When you surrender yourself to your guru, you have to obey his or her orders unconditionally. In this your sole motive is to carry out the guru's will. Consequently, when going about the task, you grow eager to do your utmost. Can you all this also a desire in the ordinary sense of the word? To set your heart on being efficient, with only one object to complete the task for the guru, is certainly a good desire. If for any reason there should arise even the least feeling of resentment, the action can no longer be said to be without attachment. Suppose, for example, after having accomplished by far the greater part of some work, you have to abandon it and someone else takes it up, completes it and gets the credit for having achieved the whole of the task. If you mind this even in the slightest degree, how can the work really have been done disinterestedly?

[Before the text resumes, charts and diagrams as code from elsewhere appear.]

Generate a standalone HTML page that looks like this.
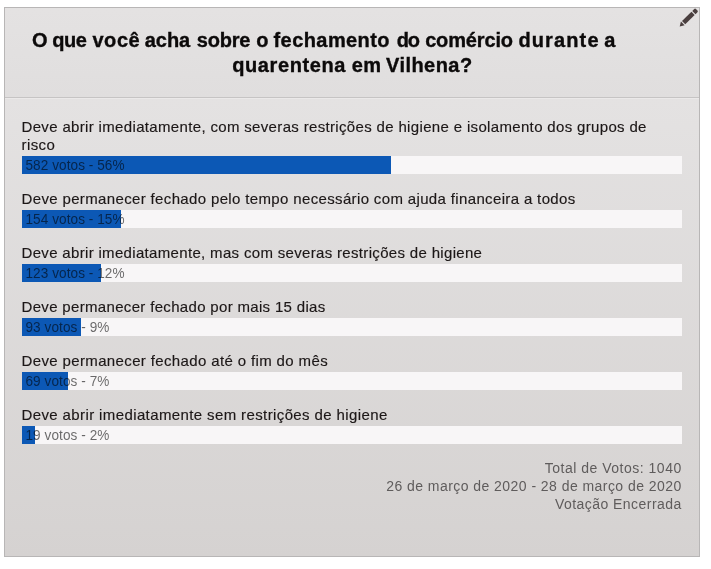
<!DOCTYPE html>
<html lang="pt-BR">
<head>
<meta charset="utf-8">
<title>Enquete</title>
<style>
html,body{margin:0;padding:0;background:#fff;}
body{width:711px;height:569px;overflow:hidden;position:relative;font-family:"Liberation Sans",Arial,sans-serif;}
#poll{position:absolute;left:4px;top:7px;width:694px;height:548px;border:1px solid #b8b6b6;
  background:linear-gradient(#e4e2e2 90px,#d5d2d1 548px);}
#head{position:absolute;left:0;top:0;width:694px;height:89px;border-bottom:1px solid #c6c4c4;
  background:linear-gradient(#e4e2e2,#e0dede);}
#head:after{content:"";position:absolute;left:0;right:0;top:90px;height:1px;background:#ebe9e9;}
.t{position:absolute;white-space:nowrap;font-weight:bold;font-size:20px;line-height:24px;color:#0c0a0a;-webkit-text-stroke:0.35px #0c0a0a;width:694px;height:24px;}
.t span{position:absolute;top:0;}
.l{position:absolute;left:16.5px;white-space:nowrap;font-size:15px;line-height:18px;color:#1c1717;-webkit-text-stroke:0.15px #1c1717;letter-spacing:0.31px;}
.track{position:absolute;left:17px;width:660px;height:18px;background:#f8f6f7;}
.fill{position:absolute;left:0;top:0;height:18px;background:#0c58b5;}
.v{position:absolute;left:3.5px;top:0;white-space:nowrap;font-size:13.6px;line-height:18px;color:rgba(0,0,0,0.58);letter-spacing:0.06px;transform:scaleY(1.09);transform-origin:0 4px;}
.f{position:absolute;right:17.3px;white-space:nowrap;font-size:14px;line-height:18px;color:#5f5c5c;letter-spacing:0.45px;text-align:right;transform:translateY(-0.4px);}
#pen{position:absolute;left:670px;top:-3px;width:26px;height:26px;}
</style>
</head>
<body>
<div id="poll">
  <div id="head">
    <div class="t" id="t1" style="left:0;top:20px;"><span style="left:27.05px;letter-spacing:0.0px">O</span> <span style="left:47.35px;letter-spacing:-0.5px">que</span> <span style="left:87.40px;letter-spacing:0.583px">você</span> <span style="left:139.80px;letter-spacing:-0.083px">acha</span> <span style="left:191.75px;letter-spacing:-0.187px">sobre</span> <span style="left:251.15px;letter-spacing:0.0px">o</span> <span style="left:268.55px;letter-spacing:0.417px">fechamento</span> <span style="left:391.65px;letter-spacing:-1.0px">do</span> <span style="left:420.15px;letter-spacing:-0.144px">comércio</span> <span style="left:513.45px;letter-spacing:1.126px">durante</span> <span style="left:599.30px;letter-spacing:0.0px">a</span></div>
    <div class="t" id="t2" style="left:0;top:45px;"><span style="left:227.15px;letter-spacing:0.612px">quarentena</span> <span style="left:346.85px;letter-spacing:0.25px">em</span> <span style="left:380.95px;letter-spacing:0.464px">Vilhena?</span></div>
    <svg id="pen" viewBox="675 5 26 26"><g transform="translate(680 26.2) rotate(-44.5)" fill="#4a3f3f"><path d="M-0.4 0 L3.9 -2.6 L3.9 2.6 Z"/><rect x="5.1" y="-2.3" width="13.2" height="4.6"/><path d="M19.5 -2.3 L22.2 -2.3 Q23.4 -2.3 23.4 -1.1 L23.4 1.1 Q23.4 2.3 22.2 2.3 L19.5 2.3 Z"/></g></svg>
  </div>
  <div class="l" id="l1a" style="top:110px;letter-spacing:0.339px;">Deve abrir imediatamente, com severas restrições de higiene e isolamento dos grupos de</div>
  <div class="l" id="l1b" style="top:128px;letter-spacing:0.4px;">risco</div>
  <div class="track" style="top:148px;"><div class="fill" style="width:369px;"></div><div class="v">582 votos - 56%</div></div>

  <div class="l" id="l2" style="top:182px;letter-spacing:0.355px;">Deve permanecer fechado pelo tempo necessário com ajuda financeira a todos</div>
  <div class="track" style="top:202px;"><div class="fill" style="width:99px;"></div><div class="v">154 votos - 15%</div></div>

  <div class="l" id="l3" style="top:236px;letter-spacing:0.327px;">Deve abrir imediatamente, mas com severas restrições de higiene</div>
  <div class="track" style="top:256px;"><div class="fill" style="width:79px;"></div><div class="v">123 votos - 12%</div></div>

  <div class="l" id="l4" style="top:290px;letter-spacing:0.328px;">Deve permanecer fechado por mais 15 dias</div>
  <div class="track" style="top:310px;"><div class="fill" style="width:59px;"></div><div class="v">93 votos - 9%</div></div>

  <div class="l" id="l5" style="top:344px;letter-spacing:0.367px;">Deve permanecer fechado até o fim do mês</div>
  <div class="track" style="top:364px;"><div class="fill" style="width:46px;"></div><div class="v">69 votos - 7%</div></div>

  <div class="l" id="l6" style="top:398px;letter-spacing:0.386px;">Deve abrir imediatamente sem restrições de higiene</div>
  <div class="track" style="top:418px;"><div class="fill" style="width:13px;"></div><div class="v">19 votos - 2%</div></div>

  <div class="f" id="f1" style="top:451px;letter-spacing:0.5px;">Total de Votos: 1040</div>
  <div class="f" id="f2" style="top:469px;">26 de março de 2020 - 28 de março de 2020</div>
  <div class="f" id="f3" style="top:487px;">Votação Encerrada</div>
</div>
</body>
</html>
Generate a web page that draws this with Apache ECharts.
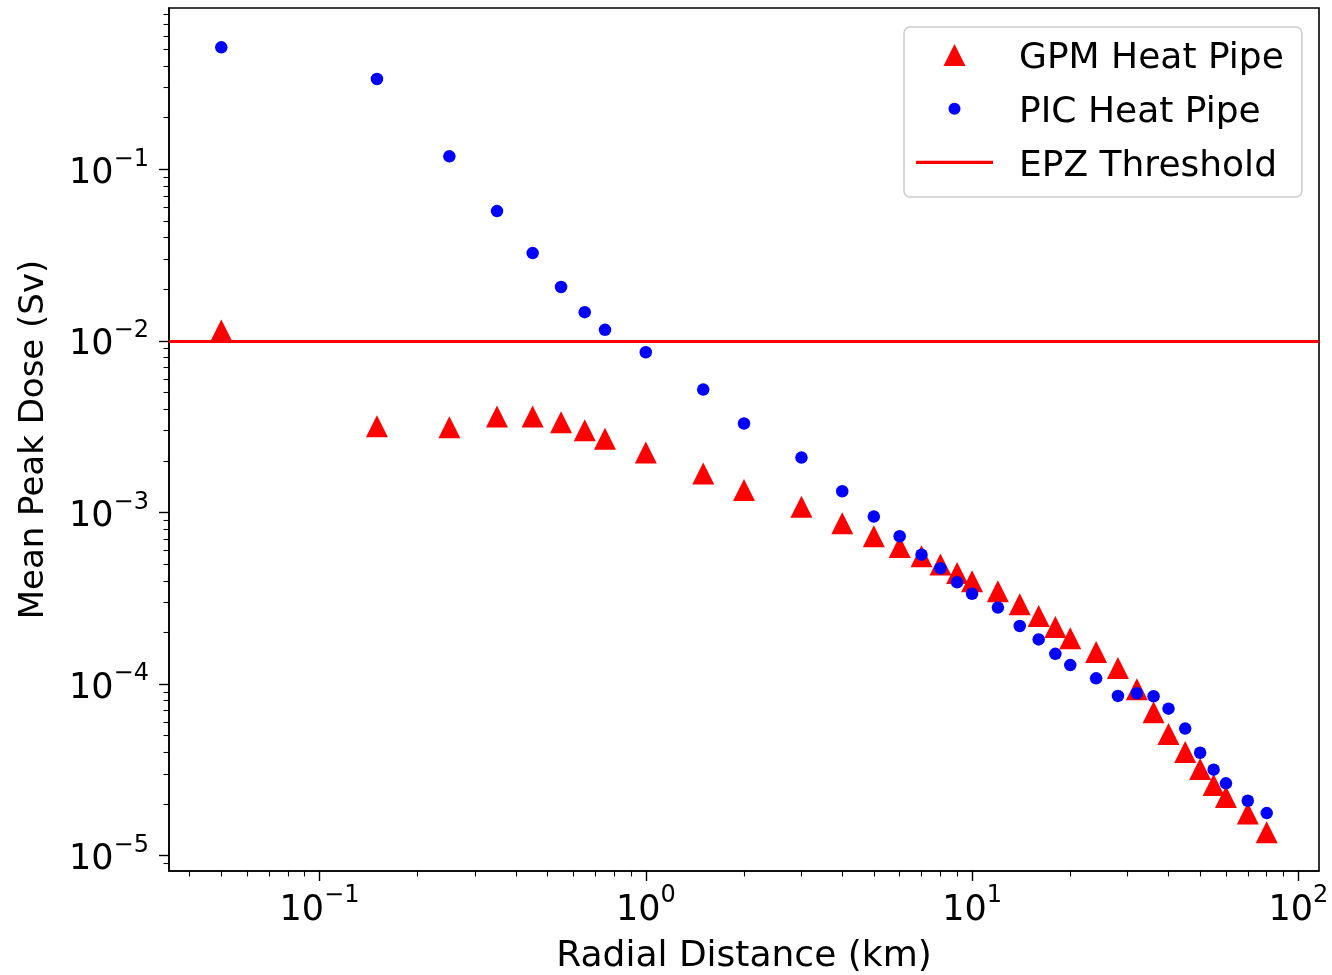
<!DOCTYPE html>
<html>
<head>
<meta charset="utf-8">
<title>Mean Peak Dose vs Radial Distance</title>
<script src="https://cdn.jsdelivr.net/npm/echarts@6/dist/echarts.min.js"></script>
<style>
  html, body { margin: 0; padding: 0; background: #ffffff; }
  #chart { width: 1332px; height: 975px; }
</style>
</head>
<body>
<div id="chart"></div>
<script>
// ---------------- data ----------------
const radialKm = [0.05, 0.15, 0.25, 0.35, 0.45, 0.55, 0.65, 0.75, 1, 1.5, 2, 3, 4, 5, 6, 7, 8, 9, 10,
                  12, 14, 16, 18, 20, 24, 28, 32, 36, 40, 45, 50, 55, 60, 70, 80];
const gpmDose = [0.0115, 0.00318, 0.00314, 0.00362, 0.00362, 0.00336, 0.00301, 0.00269,
                 0.00224, 0.00169, 0.00135, 0.00108, 0.000865, 0.000727, 0.000629, 0.000556, 0.000497, 0.000444, 0.000397,
                 0.000347, 0.000292, 0.000249, 0.000215, 0.000185,
                 0.000154, 0.000124, 0.0000933, 0.0000686, 0.0000512,
                 0.0000402, 0.0000320, 0.0000258, 0.0000220, 0.0000176, 0.0000137];
const picDose = [0.514, 0.336, 0.119, 0.0571, 0.0325, 0.0206, 0.0147, 0.0116,
                 0.00859, 0.00520, 0.00330, 0.00209, 0.00133, 0.000946, 0.000727, 0.000568, 0.000473, 0.000392, 0.000336,
                 0.000279, 0.000218, 0.000182, 0.000150, 0.000129,
                 0.000108, 0.0000853, 0.0000884, 0.0000849, 0.0000719,
                 0.0000550, 0.0000398, 0.0000317, 0.0000264, 0.0000209, 0.0000177];
const epzThreshold = 0.01;
const seriesNames = ['GPM Heat Pipe', 'PIC Heat Pipe', 'EPZ Threshold'];
const xTickValues = [0.1, 1, 10, 100];
const yTickValues = [1e-5, 1e-4, 1e-3, 1e-2, 1e-1];
const xRange = [0.03457, 115.7];
const yRange = [8.14e-6, 0.871];

// ---------------- chart ----------------
const FONT = 'DejaVu Sans';
const gpmPoints = radialKm.map((x, i) => [x, gpmDose[i]]);
const picPoints = radialKm.map((x, i) => [x, picDose[i]]);

function powLabel(v) {
  const l = Math.log10(v);
  const e = Math.round(l);
  if (Math.abs(l - e) > 1e-6) return '';
  const exp = e < 0 ? '\u2212' + (-e) : String(e);
  return '{b|10}{s|' + exp + '}';
}
const richPow = {
  b: { fontFamily: FONT, fontSize: 35, lineHeight: 44, verticalAlign: 'bottom', color: '#000' },
  s: { fontFamily: FONT, fontSize: 24, lineHeight: 24, verticalAlign: 'top', color: '#000' }
};
const axisCommon = {
  type: 'log',
  logBase: 10,
  splitLine: { show: false },
  axisLine: { show: true, lineStyle: { color: '#000', width: 1.6 } },
  axisTick: { show: true, length: 10, lineStyle: { color: '#000', width: 1.4 } },
  minorTick: { show: true, splitNumber: 9, length: 5.5, lineStyle: { color: '#000', width: 1.1 } },
  minorSplitLine: { show: false }
};

const chart = echarts.init(document.getElementById('chart'), null, { renderer: 'canvas' });
chart.setOption({
  backgroundColor: '#ffffff',
  animation: false,
  grid: {
    left: 169, right: 13, top: 8, bottom: 104,
    containLabel: false, outerBoundsMode: 'none',
    show: true, borderColor: '#000', borderWidth: 1.6, backgroundColor: 'transparent'
  },
  xAxis: Object.assign({}, axisCommon, {
    min: xRange[0], max: xRange[1],
    axisTick: Object.assign({}, axisCommon.axisTick, { customValues: xTickValues }),
    axisLabel: { customValues: xTickValues, formatter: powLabel, rich: richPow, margin: 13, hideOverlap: false },
    name: 'Radial Distance (km)',
    nameLocation: 'middle',
    nameGap: 69,
    nameTextStyle: { fontFamily: FONT, fontSize: 36, lineHeight: 34, color: '#000' }
  }),
  yAxis: Object.assign({}, axisCommon, {
    min: yRange[0], max: yRange[1],
    axisTick: Object.assign({}, axisCommon.axisTick, { customValues: yTickValues }),
    axisLabel: { customValues: yTickValues, formatter: powLabel, rich: richPow, margin: 20, hideOverlap: false },
    name: 'Mean Peak Dose (Sv)',
    nameLocation: 'middle',
    nameGap: 118,
    nameTextStyle: { fontFamily: FONT, fontSize: 34, lineHeight: 34, color: '#000' }
  }),
  legend: {
    orient: 'vertical',
    left: 904, top: 27,
    padding: [14, 18, 12.6, 12],
    itemWidth: 77, itemHeight: 30, itemGap: 17.7,
    backgroundColor: 'rgba(255,255,255,0.8)',
    borderColor: '#cccccc', borderWidth: 1.5, borderRadius: 6,
    textStyle: { fontFamily: FONT, fontSize: 36, lineHeight: 36, color: '#000', padding: [0, 0, 0, 21] },
    selectedMode: false,
    data: [
      { name: seriesNames[0], icon: 'path://M0,0M22,30M11,0L22,22L0,22Z' },
      { name: seriesNames[1], icon: 'path://M0,0M22,30M17,11A6,6,0,1,1,5,11A6,6,0,1,1,17,11Z' },
      { name: seriesNames[2], icon: 'path://M0,0M77,30M0,9.4L77,9.4L77,12.6L0,12.6Z' }
    ]
  },
  series: [
    {
      name: seriesNames[0], type: 'scatter', data: gpmPoints,
      symbol: 'triangle', symbolSize: 22,
      itemStyle: { color: '#ff0000', opacity: 1 }, z: 2
    },
    {
      name: seriesNames[1], type: 'scatter', data: picPoints,
      symbol: 'circle', symbolSize: 12.5,
      itemStyle: { color: '#0000ff', opacity: 1 }, z: 3
    },
    {
      name: seriesNames[2], type: 'line', data: [],
      symbol: 'none',
      itemStyle: { color: '#ff0000' },
      lineStyle: { color: '#ff0000', width: 3.2 },
      markLine: {
        silent: true, symbol: ['none', 'none'], animation: false,
        label: { show: false },
        lineStyle: { color: '#ff0000', width: 3.2, type: 'solid' },
        data: [{ yAxis: epzThreshold }]
      },
      z: 4
    }
  ]
});
</script>
</body>
</html>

Obviously it was not quite free of your sense of ownership on the task, nor free from desire for recognition.
When you have given yourself up to the guru, s/he may do anything, subject you to countless tests, yet you still regard yourself as a tool in His hands. You will then have reached a stage, in spite of the difficulties, where you persist with the work knowing it to be the guru's order. By this attitude you will grow steadfast in endurance, patience and perseverance and you energy capacity will be enhanced. Keep this in mind.
In action there is bound to be conflict. When can there be freedom from this? There can be freedom only when there is no question of hurt. Even in the midst of work, at all times and under all circumstances, one must be prepared to obey any kind of order. Imagine you are hungry and your are just raising your hand to put food into your mouth, then you are asked to go elsewhere. At that very instant you should gladly let fall the food and obey the call. Such an attitude is an indication of one's becoming established in a happiness that is not of this world. When one is nearing effortless being, whether one is blamed or not for some short-coming, one is quite indifferent. Then only does one become an instrument in His hands. The body moves like a tool and one watches it with the nature of a spectator. Then one observes what a great variety of work gets done by such a body and how efficiently. Egoless work is full of beauty, for it is not promoted by a desire for self-gratification. As long as the knots that constitute ego are not unravelled, even though you intend to act impersonally, you will get hurt and this will produce a change in the expression of your eyes and face and be apparent in you whole manner. To long in the essence of "let my heart be free from craving of results" is still a desire for a result! Nevertheless, by thus aspiring after selfless action, there is hope of its coming to pass.
A knot in the heart means resistance. Hence, as long as ego persists, there will be clashes at times, even when impersonal work is attempted, because one is bound and therefore pulled in this or that direction.